NADA QUE TEMER
MIS PEORES TEMORES me asaltaron el día en que aterricé en el hospital. Me daba miedo entrar en aquella enorme y amenazadora fábrica de salud en la que médicos impersonales estudiarían mis síntomas con una distante mirada profesional y las enfermeras se harían presentes junto a mi cama a las horas más insólitas para meterme dentro un termómetro, una aguja o una taza de café aguado.
— Dios mío, ¡sácame de aquí!
—No te preocupes —me respondió.
—¿Cómo puedes decir eso? ¡Detesto estar aquí!
Estaba seguro de que Dios me había confundido con otra persona y en realidad no me correspondía estar allí. ¿Por qué me tenía que pasar eso?
—No te preocupes —me volvió a decir—. Estoy a tu lado todo el tiempo.
—¿Todo el tiempo?
— Sí, hijo. ¡Todo el tiempo! Eso me infundió algo de paz. Me recosté en la cama y traté de serenarme, aunque todavía un poco preocupado.

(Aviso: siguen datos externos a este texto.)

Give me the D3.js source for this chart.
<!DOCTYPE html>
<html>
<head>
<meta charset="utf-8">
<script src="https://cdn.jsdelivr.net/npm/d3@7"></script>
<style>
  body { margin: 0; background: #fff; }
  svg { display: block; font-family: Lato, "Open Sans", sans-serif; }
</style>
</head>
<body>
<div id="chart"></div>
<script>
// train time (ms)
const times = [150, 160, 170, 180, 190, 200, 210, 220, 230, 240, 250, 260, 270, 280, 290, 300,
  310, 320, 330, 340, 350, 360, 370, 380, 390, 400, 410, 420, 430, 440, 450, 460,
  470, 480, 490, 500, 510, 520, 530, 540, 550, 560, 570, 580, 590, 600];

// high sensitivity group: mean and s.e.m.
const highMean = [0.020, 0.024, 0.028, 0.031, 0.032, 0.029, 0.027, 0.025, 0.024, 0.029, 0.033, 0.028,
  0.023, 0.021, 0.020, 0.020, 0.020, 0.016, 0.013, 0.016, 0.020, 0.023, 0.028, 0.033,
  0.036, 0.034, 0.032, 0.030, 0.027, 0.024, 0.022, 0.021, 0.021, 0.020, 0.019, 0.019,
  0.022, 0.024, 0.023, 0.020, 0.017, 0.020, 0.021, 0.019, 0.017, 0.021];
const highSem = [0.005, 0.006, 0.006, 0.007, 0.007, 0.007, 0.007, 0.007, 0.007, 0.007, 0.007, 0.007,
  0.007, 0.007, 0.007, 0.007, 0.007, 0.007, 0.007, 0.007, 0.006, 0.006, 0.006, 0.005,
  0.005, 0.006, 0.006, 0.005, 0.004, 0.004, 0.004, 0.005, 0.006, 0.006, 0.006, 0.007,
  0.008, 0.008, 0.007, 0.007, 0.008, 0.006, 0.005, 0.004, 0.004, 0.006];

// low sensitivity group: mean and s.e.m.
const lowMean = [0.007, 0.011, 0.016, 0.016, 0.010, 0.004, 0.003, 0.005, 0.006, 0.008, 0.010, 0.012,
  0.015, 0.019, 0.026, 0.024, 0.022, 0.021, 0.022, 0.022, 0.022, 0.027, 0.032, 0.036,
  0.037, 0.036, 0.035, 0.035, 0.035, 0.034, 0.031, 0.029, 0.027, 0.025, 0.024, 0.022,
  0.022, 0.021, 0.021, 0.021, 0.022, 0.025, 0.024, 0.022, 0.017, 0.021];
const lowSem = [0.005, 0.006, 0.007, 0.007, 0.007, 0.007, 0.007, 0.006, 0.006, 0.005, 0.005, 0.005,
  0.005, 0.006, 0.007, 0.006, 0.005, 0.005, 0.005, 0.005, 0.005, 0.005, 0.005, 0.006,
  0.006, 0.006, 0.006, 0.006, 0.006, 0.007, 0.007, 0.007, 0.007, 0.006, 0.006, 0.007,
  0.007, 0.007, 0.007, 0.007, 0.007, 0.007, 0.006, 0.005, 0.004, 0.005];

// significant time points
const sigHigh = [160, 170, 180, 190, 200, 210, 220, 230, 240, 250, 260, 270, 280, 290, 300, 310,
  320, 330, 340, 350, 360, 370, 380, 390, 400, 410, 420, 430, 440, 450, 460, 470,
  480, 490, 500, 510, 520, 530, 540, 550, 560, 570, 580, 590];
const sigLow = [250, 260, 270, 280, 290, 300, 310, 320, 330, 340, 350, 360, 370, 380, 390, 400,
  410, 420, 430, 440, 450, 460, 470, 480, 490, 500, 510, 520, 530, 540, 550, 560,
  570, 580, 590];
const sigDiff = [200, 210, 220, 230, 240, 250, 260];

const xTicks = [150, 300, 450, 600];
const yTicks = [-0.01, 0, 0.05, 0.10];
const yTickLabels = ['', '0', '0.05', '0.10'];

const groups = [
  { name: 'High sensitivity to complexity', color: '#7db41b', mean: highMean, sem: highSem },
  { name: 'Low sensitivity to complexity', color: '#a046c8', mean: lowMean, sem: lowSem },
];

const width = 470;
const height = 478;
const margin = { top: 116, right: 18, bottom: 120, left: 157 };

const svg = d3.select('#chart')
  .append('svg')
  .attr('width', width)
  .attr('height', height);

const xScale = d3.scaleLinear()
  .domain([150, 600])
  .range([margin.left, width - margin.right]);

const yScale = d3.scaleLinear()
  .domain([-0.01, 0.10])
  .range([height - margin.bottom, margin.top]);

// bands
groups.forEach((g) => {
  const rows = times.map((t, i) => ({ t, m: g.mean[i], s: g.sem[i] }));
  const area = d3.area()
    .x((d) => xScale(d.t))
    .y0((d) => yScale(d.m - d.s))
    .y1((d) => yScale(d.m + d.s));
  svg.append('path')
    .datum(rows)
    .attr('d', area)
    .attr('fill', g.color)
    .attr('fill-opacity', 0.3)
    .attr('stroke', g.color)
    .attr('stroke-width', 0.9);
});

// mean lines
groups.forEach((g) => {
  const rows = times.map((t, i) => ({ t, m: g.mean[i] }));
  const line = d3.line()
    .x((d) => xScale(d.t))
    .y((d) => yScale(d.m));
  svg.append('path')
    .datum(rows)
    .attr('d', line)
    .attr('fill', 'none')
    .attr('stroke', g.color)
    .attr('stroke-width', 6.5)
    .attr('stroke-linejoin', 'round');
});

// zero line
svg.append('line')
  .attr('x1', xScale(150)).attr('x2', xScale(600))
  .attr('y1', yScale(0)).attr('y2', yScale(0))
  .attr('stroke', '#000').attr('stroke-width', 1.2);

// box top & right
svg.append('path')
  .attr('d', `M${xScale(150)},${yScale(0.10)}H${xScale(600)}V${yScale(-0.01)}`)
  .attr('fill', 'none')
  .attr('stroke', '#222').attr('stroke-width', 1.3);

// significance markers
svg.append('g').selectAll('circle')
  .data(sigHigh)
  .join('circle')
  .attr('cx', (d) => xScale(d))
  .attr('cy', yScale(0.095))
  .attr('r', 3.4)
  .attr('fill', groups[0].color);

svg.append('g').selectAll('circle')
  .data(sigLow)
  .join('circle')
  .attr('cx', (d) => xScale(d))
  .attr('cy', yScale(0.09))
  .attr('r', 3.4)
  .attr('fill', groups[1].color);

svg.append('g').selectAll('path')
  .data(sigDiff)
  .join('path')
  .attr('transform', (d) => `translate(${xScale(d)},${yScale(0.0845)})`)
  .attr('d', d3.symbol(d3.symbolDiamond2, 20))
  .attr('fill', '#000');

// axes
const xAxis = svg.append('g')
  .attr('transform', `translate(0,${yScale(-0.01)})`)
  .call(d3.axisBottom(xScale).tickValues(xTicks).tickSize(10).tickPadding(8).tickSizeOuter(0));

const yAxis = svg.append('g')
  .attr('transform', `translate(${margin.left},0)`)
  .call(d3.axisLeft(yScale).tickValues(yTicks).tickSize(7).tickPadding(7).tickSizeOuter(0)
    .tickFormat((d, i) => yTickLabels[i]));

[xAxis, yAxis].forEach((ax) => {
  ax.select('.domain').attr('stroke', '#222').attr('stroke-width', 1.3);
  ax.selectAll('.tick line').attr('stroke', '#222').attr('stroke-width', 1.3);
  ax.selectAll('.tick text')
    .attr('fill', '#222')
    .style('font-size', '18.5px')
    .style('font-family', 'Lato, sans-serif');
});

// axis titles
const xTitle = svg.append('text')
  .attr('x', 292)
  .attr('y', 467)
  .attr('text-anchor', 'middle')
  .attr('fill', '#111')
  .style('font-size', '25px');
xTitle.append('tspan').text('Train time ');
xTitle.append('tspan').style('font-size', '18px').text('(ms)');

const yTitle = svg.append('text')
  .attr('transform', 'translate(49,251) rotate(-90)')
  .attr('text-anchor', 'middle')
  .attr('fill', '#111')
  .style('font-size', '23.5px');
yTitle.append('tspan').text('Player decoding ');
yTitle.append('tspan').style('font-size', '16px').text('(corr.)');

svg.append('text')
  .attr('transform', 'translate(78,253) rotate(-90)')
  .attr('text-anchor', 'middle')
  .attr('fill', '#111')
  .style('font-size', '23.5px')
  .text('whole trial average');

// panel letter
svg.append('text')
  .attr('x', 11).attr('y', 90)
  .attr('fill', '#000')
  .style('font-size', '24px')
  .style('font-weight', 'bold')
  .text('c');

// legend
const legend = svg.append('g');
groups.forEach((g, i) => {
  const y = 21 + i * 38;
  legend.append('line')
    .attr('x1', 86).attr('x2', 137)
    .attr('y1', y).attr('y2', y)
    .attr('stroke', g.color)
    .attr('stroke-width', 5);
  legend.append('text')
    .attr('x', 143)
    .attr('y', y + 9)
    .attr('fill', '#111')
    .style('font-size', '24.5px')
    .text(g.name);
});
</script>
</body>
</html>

Seguía poniéndome nervioso cada vez que aparecía un nuevo médico y fruncía el ceño al estudiar mi historia clínica.
Las enfermeras continuaban introduciéndome termómetros en la boca y clavándome agujas en el brazo a primera hora de la mañana; pero también veía a Dios sonriendo.
— Está bien, hijo. Ya te dije que estoy a tu lado.
Eso me ayudó. Sentí paz. No la que uno experimenta cuando se sienta en un banco cerca de un espléndido lago de montaña y escucha a los pájaros cantar loas al Creador. Aun así, tenía paz. Y tal vez, por algún misterioso designio, esa paz era mejor que la que se disfruta sentado frente a un lago.
Por lo visto otras personas lo notaron.
El día en que me dieron el alta se me acercó un hombre a quien nunca había visto.
—¿Me permite unos minutos? —me preguntó.
—¿Cómo no? —respondí alzando las cejas.
—Usted es creyente, ¿no?
—¿Por qué lo dice?
— Hace dos semanas me trajeron por una urgencia. Estaba por irme de vacaciones y terminé en el hospital. Me planteé seriamente la posibilidad de saltar por la ventana. Entonces lo vi a usted.
«¿Qué tendrá eso de bueno?», me dije para mis adentros.
—Usted tenía mucha paz. No estaba preocupado. Me intrigó saber por qué. Entonces vi que tenía una Biblia en la mesita de noche. En ese momento supe que Dios estaba conmigo y no había nada que temer.
Me dio la mano y me agradeció efusivamente que lo hubiera ayudado.
¿Ayudado? Yo no había hecho nada. Andaba preocupado batallando con mis propios miedos.
Entonces volví a escuchar la voz de Dios:
—Te lo dije. Estoy a tu lado todo el tiempo. No hay nada que temer.